A study of COVID-19 transmission dynamics in Canada illustrates the role of travel restrictions in buying time to scale up testing, tracing and healthcare interventions.

A study of COVID-19 variant transmission into and across Canada shows that international travel restrictions were a key intervention for reducing or slowing spread, according to a report published today in eLife.

The results suggest that reducing the number of virus importations that can spark domestic outbreaks within a country through dynamic travel bans allows governments more time to prepare for a new variant – by ramping up testing, contact tracing and vaccination programmes.

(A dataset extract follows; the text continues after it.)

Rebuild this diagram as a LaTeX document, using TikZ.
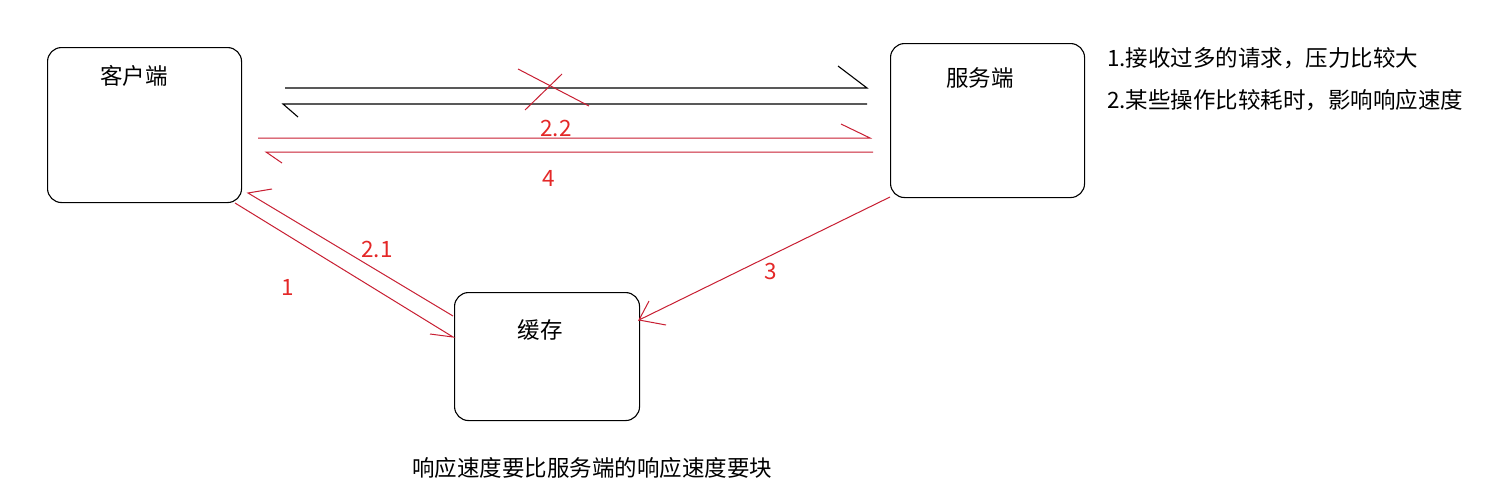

The COVID-19 pandemic has highlighted the importance of genomic epidemiology – that is, genetic sequencing of SARS-CoV-2 samples from different regions and times – to understand the origin and movement of virus variants internationally, especially variants of concern or interest. These methods have been used widely in the UK, US, Brazil, New Zealand and Europe, and have illustrated the variation in epidemic dynamics between countries that took different public health approaches to containing the virus.

“Large-scale SARS-CoV-2 genomic epidemiology analyses in Canada have so far been limited to a study on the early epidemic within Quebec,” says lead author Angela McLaughlin, Research Assistant at the British Columbia Centre for Excellence in HIV/AIDS, and a PhD candidate in Bioinformatics, University of British Columbia, Canada. “We wanted to elaborate on this research with a national-scale analysis for the first and second COVID-19 waves. We also wanted to evaluate the impact of international travel restrictions in March 2020 on international importations of the virus and to understand why the virus persisted into 2021.”